Screenwriter Tommy Lee Wallace had previously done much better work on John Carpenters “The Fog” but he did write and direct the ridiculous “Halloween III: Season of the Witch” the same summer as this film, so 1982 definitely wasn’t his best year. Wallace seems to be mining lower and lower circles of hell as he drags these characters down into child abuse, spousal abuse and repulsive doses of incest as a possessed Sonny Montelli suddenly gets eyes for his sister.
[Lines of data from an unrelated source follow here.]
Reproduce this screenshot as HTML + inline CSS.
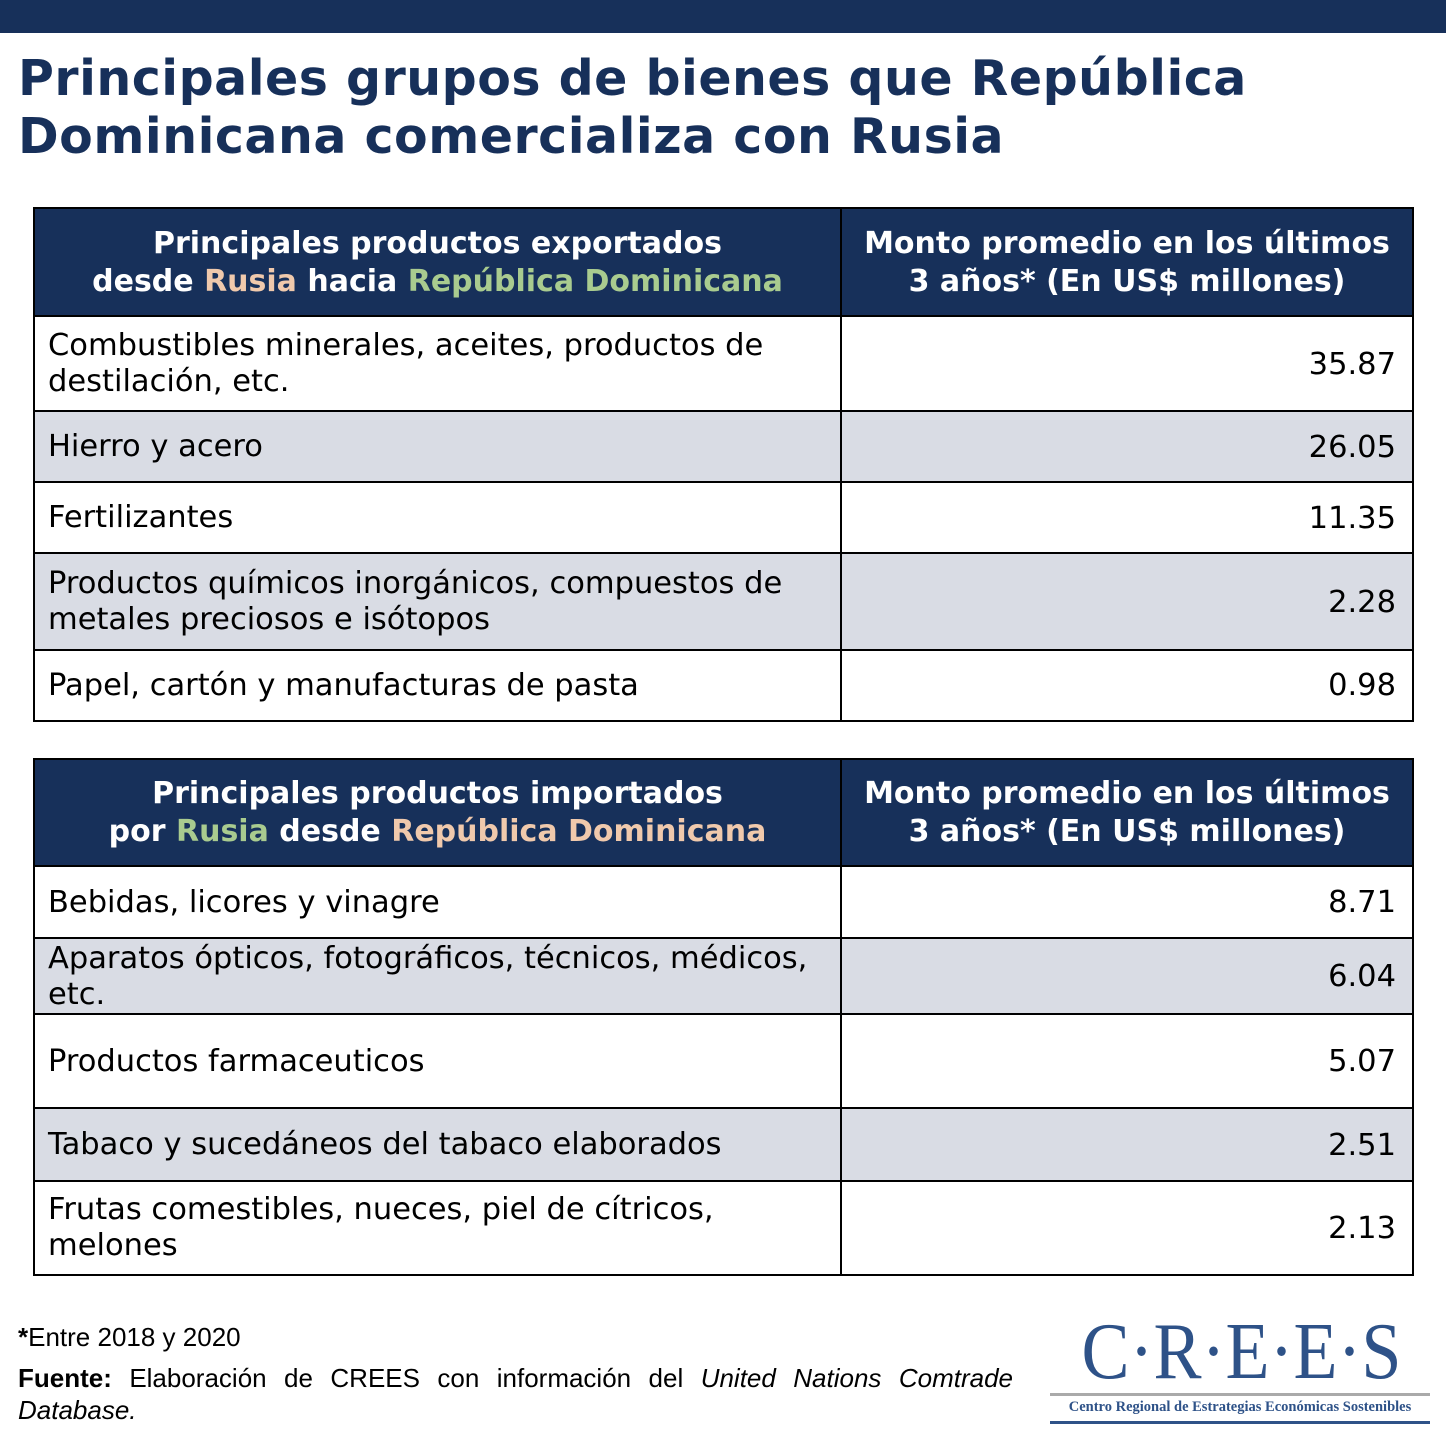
<!DOCTYPE html>
<html><head><meta charset="utf-8"><style>
*{margin:0;padding:0;box-sizing:border-box}
body{width:1446px;height:1446px;background:#fff;position:relative;overflow:hidden;font-family:"DejaVu Sans","Liberation Sans",sans-serif;color:#000}
.bar{position:absolute;left:0;top:0;width:1446px;height:33px;background:#17305a}
.title{position:absolute;left:18px;top:50px;font-size:49px;font-weight:bold;color:#17305a;line-height:58px;letter-spacing:0.5px;white-space:nowrap}
.tbl{position:absolute;left:33px;width:1381px;border:2px solid #000}
.row{position:absolute;left:0;width:1377px;border-top:2px solid #000}
.c1,.c2{position:absolute;top:0;height:100%;display:flex;align-items:center}
.c1{left:0;width:805px;padding-left:13px;font-size:30.5px;line-height:36px;white-space:nowrap}
.c2{left:805px;width:572px;border-left:2px solid #000;justify-content:flex-end;padding-right:16px;font-size:30.5px}
.hd{background:#17305a;color:#fff;font-weight:bold;border-top:none}
.hd .c1,.hd .c2{justify-content:center;text-align:center;padding:0;font-size:30px;line-height:38px;white-space:nowrap}
.g{background:#d9dce4}
.r{color:#f0c9ac}.v{color:#a9cb8f}
.foot{position:absolute;left:18px;font-family:"Liberation Sans",sans-serif;font-size:26px}
</style></head><body>
<div class="bar"></div>
<div class="title">Principales grupos de bienes que República<br>Dominicana comercializa con Rusia</div>

<div class="tbl" style="top:207px;height:515px">
<div class="row hd" style="top:0;height:107px"><div class="c1"><div>Principales productos exportados<br>desde <span class="r">Rusia</span> hacia <span class="v">República Dominicana</span></div></div><div class="c2"><div>Monto promedio en los últimos<br>3 años* (En US$ millones)</div></div></div>
<div class="row" style="top:106px;height:96px"><div class="c1"><div>Combustibles minerales, aceites, productos de<br>destilación, etc.</div></div><div class="c2">35.87</div></div>
<div class="row g" style="top:201px;height:72px"><div class="c1">Hierro y acero</div><div class="c2">26.05</div></div>
<div class="row" style="top:272px;height:72px"><div class="c1">Fertilizantes</div><div class="c2">11.35</div></div>
<div class="row g" style="top:343px;height:98px"><div class="c1"><div>Productos químicos inorgánicos, compuestos de<br>metales preciosos e isótopos</div></div><div class="c2">2.28</div></div>
<div class="row" style="top:440px;height:71px"><div class="c1">Papel, cartón y manufacturas de pasta</div><div class="c2">0.98</div></div>
</div>

<div class="tbl" style="top:758px;height:518px">
<div class="row hd" style="top:0;height:106px"><div class="c1"><div>Principales productos importados<br>por <span class="v">Rusia</span> desde <span class="r">República Dominicana</span></div></div><div class="c2"><div>Monto promedio en los últimos<br>3 años* (En US$ millones)</div></div></div>
<div class="row" style="top:105px;height:73px"><div class="c1">Bebidas, licores y vinagre</div><div class="c2">8.71</div></div>
<div class="row g" style="top:177px;height:77px"><div class="c1"><div>Aparatos ópticos, fotográficos, técnicos, médicos,<br>etc.</div></div><div class="c2">6.04</div></div>
<div class="row" style="top:253px;height:95px"><div class="c1">Productos farmaceuticos</div><div class="c2">5.07</div></div>
<div class="row g" style="top:347px;height:74px"><div class="c1">Tabaco y sucedáneos del tabaco elaborados</div><div class="c2">2.51</div></div>
<div class="row" style="top:420px;height:94px"><div class="c1"><div>Frutas comestibles, nueces, piel de cítricos,<br>melones</div></div><div class="c2">2.13</div></div>
</div>

<div class="foot" style="top:1322px"><b>*</b>Entre 2018 y 2020</div>
<div class="foot" style="top:1362px;width:995px;text-align:justify;text-align-last:justify;line-height:32px"><b>Fuente:</b> Elaboración de CREES con información del <i>United Nations Comtrade</i></div>
<div class="foot" style="top:1394px;line-height:32px"><i>Database.</i></div>

<div style="position:absolute;left:1064px;top:1312px;width:350px;text-align:center;font-family:'Liberation Serif',serif;color:#2e5288;font-size:80px;line-height:80px;transform:scaleX(0.9);transform-origin:center">C·R·E·E·S</div>
<div style="position:absolute;left:1050px;top:1393px;width:380px;height:3px;background:#aaa"></div>
<div style="position:absolute;left:1050px;top:1399px;width:380px;text-align:center;font-family:'Liberation Serif',serif;color:#2e5288;font-size:14.5px;font-weight:bold">Centro Regional de Estrategias Económicas Sostenibles</div>
<div style="position:absolute;left:1050px;top:1421px;width:380px;height:3px;background:#2e5288"></div>
</body></html>
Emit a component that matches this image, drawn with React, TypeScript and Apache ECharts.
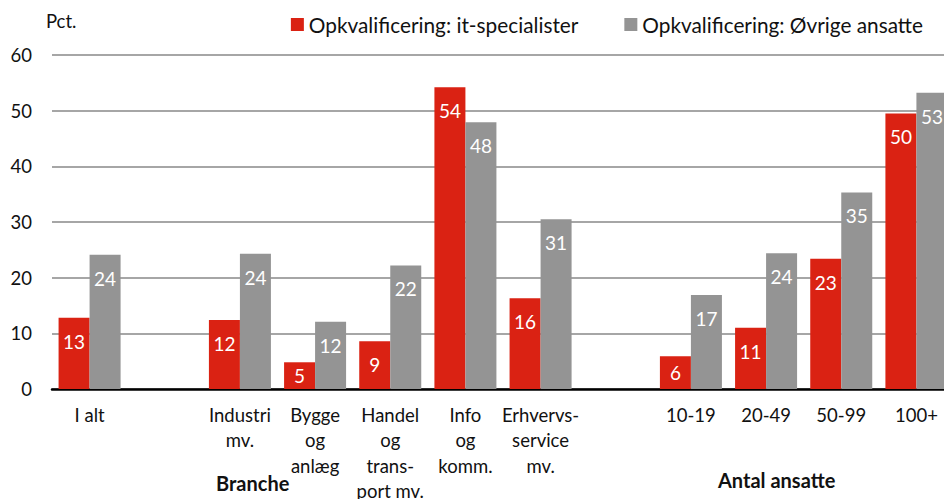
import React, { useEffect, useRef } from "react";
import * as echarts from "echarts";

const categories = [
  "I alt",
  "",
  "Industri\nmv.",
  "Bygge\nog\nanlæg",
  "Handel\nog\ntrans-\nport mv.",
  "Info\nog\nkomm.",
  "Erhvervs-\nservice\nmv.",
  " ",
  "10-19",
  "20-49",
  "50-99",
  "100+",
];
const itSpecialister: (number | null)[] = [12.8, null, 12.4, 4.8, 8.6, 54.2, 16.3, null, 5.9, 11.0, 23.4, 49.5];
const ovrigeAnsatte: (number | null)[] = [24.1, null, 24.3, 12.1, 22.2, 47.9, 30.5, null, 16.9, 24.4, 35.3, 53.2];
const seriesNames = ["Opkvalificering: it-specialister", "Opkvalificering: Øvrige ansatte"];
const yTicks = { min: 0, max: 60, interval: 10 };

const FONT = "Lato";

function makeData(vals: (number | null)[]) {
  return vals.map((v) =>
    v === null
      ? null
      : {
          value: v,
          label: v < 8 ? { position: "inside" } : { position: "insideTop", distance: 14 },
        }
  );
}

export default function App() {
  const ref = useRef<HTMLDivElement>(null);
  useEffect(() => {
    document.body.style.margin = "0";
    document.body.style.overflow = "hidden";
    if (!ref.current) return;
    const chart = echarts.init(ref.current, null, { renderer: "svg" });
    const labelCommon = {
      show: true,
      color: "#ffffff",
      fontFamily: FONT,
      fontSize: 19,
      formatter: (p: any) => String(Math.round(p.value)),
    };
    chart.setOption({
      animation: false,
      textStyle: { fontFamily: FONT },
      grid: {
        left: 52,
        right: -10,
        top: 55,
        bottom: 110,
        containLabel: false,
        outerBoundsMode: "none",
      },
      legend: {
        top: 9,
        right: 16,
        itemWidth: 13,
        itemHeight: 13,
        itemGap: 46,
        icon: "rect",
        textStyle: { fontFamily: FONT, fontSize: 20.8, color: "#111" },
        data: seriesNames,
      },
      xAxis: {
        type: "category",
        data: categories,
        axisTick: { show: false },
        axisLine: { show: true, lineStyle: { color: "#000", width: 2.5 } },
        axisLabel: {
          interval: 0,
          color: "#111",
          fontFamily: FONT,
          fontSize: 18.5,
          lineHeight: 25.5,
          margin: 13,
        },
      },
      yAxis: {
        type: "value",
        min: yTicks.min,
        max: yTicks.max,
        interval: yTicks.interval,
        axisLine: { show: false },
        axisTick: { show: false },
        splitLine: { lineStyle: { color: "#a6a6a6", width: 2 } },
        axisLabel: { color: "#111", fontFamily: FONT, fontSize: 18.5, margin: 20 },
      },
      series: [
        {
          name: seriesNames[0],
          type: "bar",
          data: makeData(itSpecialister),
          itemStyle: { color: "#da2213" },
          barGap: "0%",
          barCategoryGap: "17.5%",
          label: labelCommon,
        },
        {
          name: seriesNames[1],
          type: "bar",
          data: makeData(ovrigeAnsatte),
          itemStyle: { color: "#949494" },
          label: labelCommon,
        },
      ],
      graphic: [
        {
          type: "text",
          left: 46,
          top: 11,
          style: { text: "Pct.", fontFamily: FONT, fontSize: 18.5, fill: "#111" },
        },
        {
          type: "text",
          left: 216,
          top: 473,
          style: { text: "Branche", fontFamily: FONT, fontSize: 20, fontWeight: "bold", fill: "#111" },
        },
        {
          type: "text",
          left: 718,
          top: 470,
          style: { text: "Antal ansatte", fontFamily: FONT, fontSize: 20, fontWeight: "bold", fill: "#111" },
        },
      ],
    });
    return () => chart.dispose();
  }, []);
  return <div ref={ref} style={{ width: 944, height: 499 }} />;
}
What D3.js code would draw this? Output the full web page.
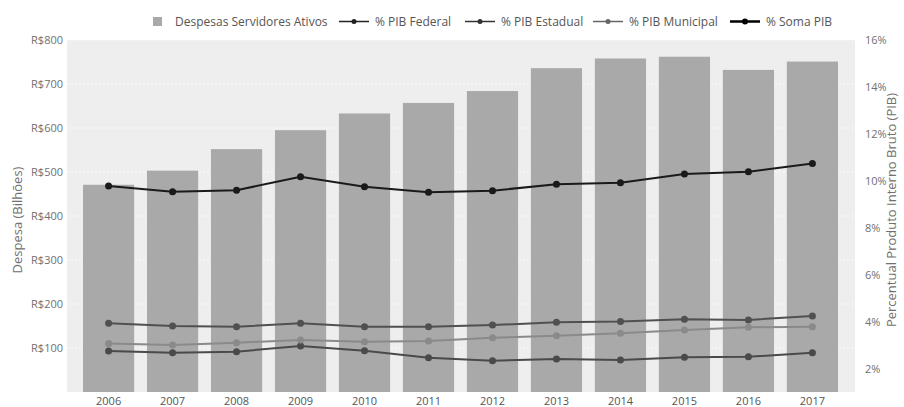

In some twisted effort to go even lower, not even the youngest children are spared a blood spattered murder in the second act.
Moses Gunn is the only police detective who understands Sonny is possessed, allowing Father Adamsky to whisk Sonny away for an exorcism.
Honestly by that time, I’d nearly lost interest and except for some cool levitation effects and good voice over work for the demon, there’s nothing here you haven’t seen a thousand times.
Clunky, cheap and seriously lacking any character with redeeming morality, AMITYVILLE II leaves a slimy, grimacing distaste in its wake, reinforcing again just how superb “The Exorcist” really was in the way it handled similar material.
Director Damiano Damiani reportedly didn’t speak any English. After watching this, I’m wandering just how much of his vision got last in translation. I’m guessing he just started out to make sensationalistic trash and achieved that brilliantly. It gets a D. Blech.